__Your objective__
Starting with the first line of the listing, quote each line exactly until and including the one with "W, H = 821, 520", leaving pictures out.

__Provided material__
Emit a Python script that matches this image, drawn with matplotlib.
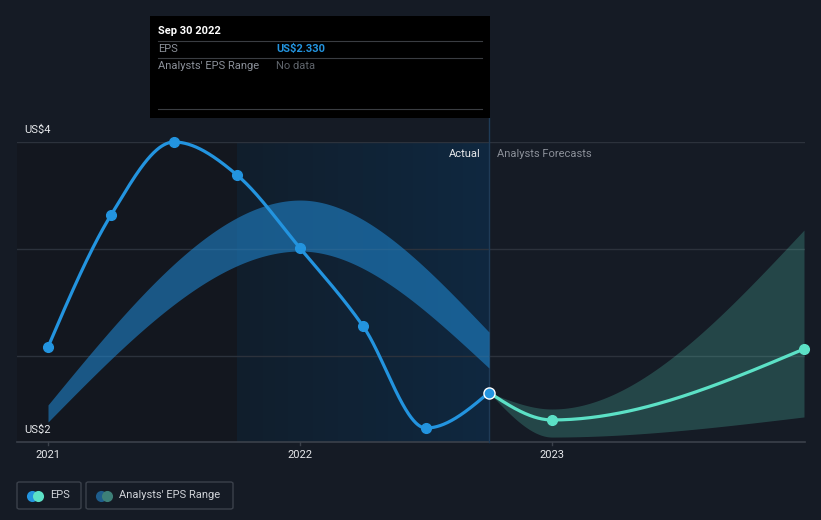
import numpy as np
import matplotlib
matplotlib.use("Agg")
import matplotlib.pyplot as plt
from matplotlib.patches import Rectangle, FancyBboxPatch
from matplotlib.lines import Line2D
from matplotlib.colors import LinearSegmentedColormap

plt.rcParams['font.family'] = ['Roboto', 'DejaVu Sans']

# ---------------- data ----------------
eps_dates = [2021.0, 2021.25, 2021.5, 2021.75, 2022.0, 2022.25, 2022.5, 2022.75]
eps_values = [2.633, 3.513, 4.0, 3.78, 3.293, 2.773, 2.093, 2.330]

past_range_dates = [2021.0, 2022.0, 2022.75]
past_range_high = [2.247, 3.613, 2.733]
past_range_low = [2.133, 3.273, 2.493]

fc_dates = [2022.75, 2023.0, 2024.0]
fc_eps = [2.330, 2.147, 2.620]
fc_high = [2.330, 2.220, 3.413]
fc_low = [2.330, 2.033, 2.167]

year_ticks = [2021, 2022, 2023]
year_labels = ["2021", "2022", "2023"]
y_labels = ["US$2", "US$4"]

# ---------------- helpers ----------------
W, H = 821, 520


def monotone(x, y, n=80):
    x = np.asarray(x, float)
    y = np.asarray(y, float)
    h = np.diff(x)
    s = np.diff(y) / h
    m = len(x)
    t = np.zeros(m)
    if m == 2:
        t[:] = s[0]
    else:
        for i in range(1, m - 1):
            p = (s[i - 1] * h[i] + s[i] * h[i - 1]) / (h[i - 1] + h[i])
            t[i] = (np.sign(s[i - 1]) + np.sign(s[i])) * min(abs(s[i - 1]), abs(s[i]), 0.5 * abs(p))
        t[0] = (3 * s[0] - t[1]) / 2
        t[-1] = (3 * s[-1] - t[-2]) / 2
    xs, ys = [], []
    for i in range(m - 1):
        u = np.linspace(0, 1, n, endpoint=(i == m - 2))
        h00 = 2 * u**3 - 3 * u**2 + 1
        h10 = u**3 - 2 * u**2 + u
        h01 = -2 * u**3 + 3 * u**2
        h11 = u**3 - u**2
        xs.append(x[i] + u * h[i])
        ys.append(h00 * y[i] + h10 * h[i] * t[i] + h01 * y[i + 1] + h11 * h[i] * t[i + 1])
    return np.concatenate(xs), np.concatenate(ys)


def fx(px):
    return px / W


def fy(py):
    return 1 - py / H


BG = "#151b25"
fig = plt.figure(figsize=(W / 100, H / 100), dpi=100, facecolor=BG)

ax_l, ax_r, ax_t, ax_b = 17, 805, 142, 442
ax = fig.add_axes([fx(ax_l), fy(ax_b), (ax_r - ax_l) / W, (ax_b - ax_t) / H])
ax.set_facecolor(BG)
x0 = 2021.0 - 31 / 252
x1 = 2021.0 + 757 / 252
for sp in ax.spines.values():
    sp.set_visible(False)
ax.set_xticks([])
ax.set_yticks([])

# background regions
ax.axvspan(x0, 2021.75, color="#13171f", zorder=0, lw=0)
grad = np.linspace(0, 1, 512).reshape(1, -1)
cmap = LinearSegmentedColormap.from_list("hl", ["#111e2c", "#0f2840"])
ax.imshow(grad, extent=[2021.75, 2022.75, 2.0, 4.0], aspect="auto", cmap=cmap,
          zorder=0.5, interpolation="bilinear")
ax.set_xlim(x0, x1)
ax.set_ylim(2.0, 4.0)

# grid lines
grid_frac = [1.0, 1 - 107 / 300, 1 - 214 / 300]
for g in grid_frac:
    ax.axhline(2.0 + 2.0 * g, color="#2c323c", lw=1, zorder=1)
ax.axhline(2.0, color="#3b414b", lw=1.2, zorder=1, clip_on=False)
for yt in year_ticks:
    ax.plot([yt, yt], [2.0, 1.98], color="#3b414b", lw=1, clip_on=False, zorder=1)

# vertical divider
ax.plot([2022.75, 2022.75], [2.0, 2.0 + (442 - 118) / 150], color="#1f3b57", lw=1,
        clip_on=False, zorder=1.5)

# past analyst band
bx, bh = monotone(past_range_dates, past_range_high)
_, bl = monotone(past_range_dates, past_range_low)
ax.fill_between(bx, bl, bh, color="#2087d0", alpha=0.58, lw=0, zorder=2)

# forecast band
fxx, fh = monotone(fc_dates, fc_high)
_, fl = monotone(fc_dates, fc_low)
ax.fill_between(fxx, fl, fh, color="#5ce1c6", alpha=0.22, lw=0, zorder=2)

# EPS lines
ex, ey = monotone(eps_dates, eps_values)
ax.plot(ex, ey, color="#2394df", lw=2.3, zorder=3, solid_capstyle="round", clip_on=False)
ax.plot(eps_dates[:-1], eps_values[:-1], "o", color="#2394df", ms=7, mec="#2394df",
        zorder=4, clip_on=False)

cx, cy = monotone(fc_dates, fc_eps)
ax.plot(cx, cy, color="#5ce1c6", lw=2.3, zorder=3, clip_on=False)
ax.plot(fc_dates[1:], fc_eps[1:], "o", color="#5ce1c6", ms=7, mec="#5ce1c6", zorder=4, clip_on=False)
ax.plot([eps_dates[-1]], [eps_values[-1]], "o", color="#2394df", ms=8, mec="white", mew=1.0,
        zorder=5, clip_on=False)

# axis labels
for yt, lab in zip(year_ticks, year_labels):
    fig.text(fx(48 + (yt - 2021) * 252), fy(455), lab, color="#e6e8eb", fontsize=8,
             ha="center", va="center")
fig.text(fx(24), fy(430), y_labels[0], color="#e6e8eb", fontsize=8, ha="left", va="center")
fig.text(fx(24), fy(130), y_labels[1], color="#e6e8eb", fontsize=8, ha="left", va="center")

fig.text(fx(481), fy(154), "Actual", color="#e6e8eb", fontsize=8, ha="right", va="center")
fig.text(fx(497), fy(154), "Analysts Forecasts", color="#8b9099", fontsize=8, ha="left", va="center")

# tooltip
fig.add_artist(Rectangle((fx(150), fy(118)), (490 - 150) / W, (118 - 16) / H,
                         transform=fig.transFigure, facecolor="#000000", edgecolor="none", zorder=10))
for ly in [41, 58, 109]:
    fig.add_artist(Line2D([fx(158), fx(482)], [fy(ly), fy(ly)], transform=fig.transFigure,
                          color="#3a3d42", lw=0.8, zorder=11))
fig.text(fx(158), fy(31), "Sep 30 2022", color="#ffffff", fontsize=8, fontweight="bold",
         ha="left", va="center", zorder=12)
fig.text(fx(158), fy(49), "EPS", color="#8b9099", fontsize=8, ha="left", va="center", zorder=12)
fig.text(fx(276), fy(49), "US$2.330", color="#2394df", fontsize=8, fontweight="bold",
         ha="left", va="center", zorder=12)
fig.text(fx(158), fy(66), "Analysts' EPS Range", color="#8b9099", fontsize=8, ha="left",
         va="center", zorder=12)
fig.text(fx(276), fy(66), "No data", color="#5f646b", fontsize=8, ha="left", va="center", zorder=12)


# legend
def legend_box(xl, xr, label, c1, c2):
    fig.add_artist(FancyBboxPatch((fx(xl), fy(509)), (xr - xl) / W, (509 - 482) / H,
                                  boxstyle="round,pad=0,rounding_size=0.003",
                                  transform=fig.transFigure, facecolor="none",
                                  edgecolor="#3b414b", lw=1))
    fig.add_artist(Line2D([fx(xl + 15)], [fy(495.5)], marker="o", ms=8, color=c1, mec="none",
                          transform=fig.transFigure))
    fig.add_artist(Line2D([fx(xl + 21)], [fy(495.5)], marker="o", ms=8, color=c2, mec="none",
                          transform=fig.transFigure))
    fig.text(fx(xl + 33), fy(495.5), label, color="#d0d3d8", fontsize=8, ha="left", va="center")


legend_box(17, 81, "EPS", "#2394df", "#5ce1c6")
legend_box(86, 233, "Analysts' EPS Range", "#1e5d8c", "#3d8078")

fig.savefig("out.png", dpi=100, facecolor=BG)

__Exercise answer__
Emit a Python script that matches this image, drawn with matplotlib.
import numpy as np
import matplotlib
matplotlib.use("Agg")
import matplotlib.pyplot as plt
from matplotlib.patches import Rectangle, FancyBboxPatch
from matplotlib.lines import Line2D
from matplotlib.colors import LinearSegmentedColormap

plt.rcParams['font.family'] = ['Roboto', 'DejaVu Sans']

# ---------------- data ----------------
eps_dates = [2021.0, 2021.25, 2021.5, 2021.75, 2022.0, 2022.25, 2022.5, 2022.75]
eps_values = [2.633, 3.513, 4.0, 3.78, 3.293, 2.773, 2.093, 2.330]

past_range_dates = [2021.0, 2022.0, 2022.75]
past_range_high = [2.247, 3.613, 2.733]
past_range_low = [2.133, 3.273, 2.493]

fc_dates = [2022.75, 2023.0, 2024.0]
fc_eps = [2.330, 2.147, 2.620]
fc_high = [2.330, 2.220, 3.413]
fc_low = [2.330, 2.033, 2.167]

year_ticks = [2021, 2022, 2023]
year_labels = ["2021", "2022", "2023"]
y_labels = ["US$2", "US$4"]

# ---------------- helpers ----------------
W, H = 821, 520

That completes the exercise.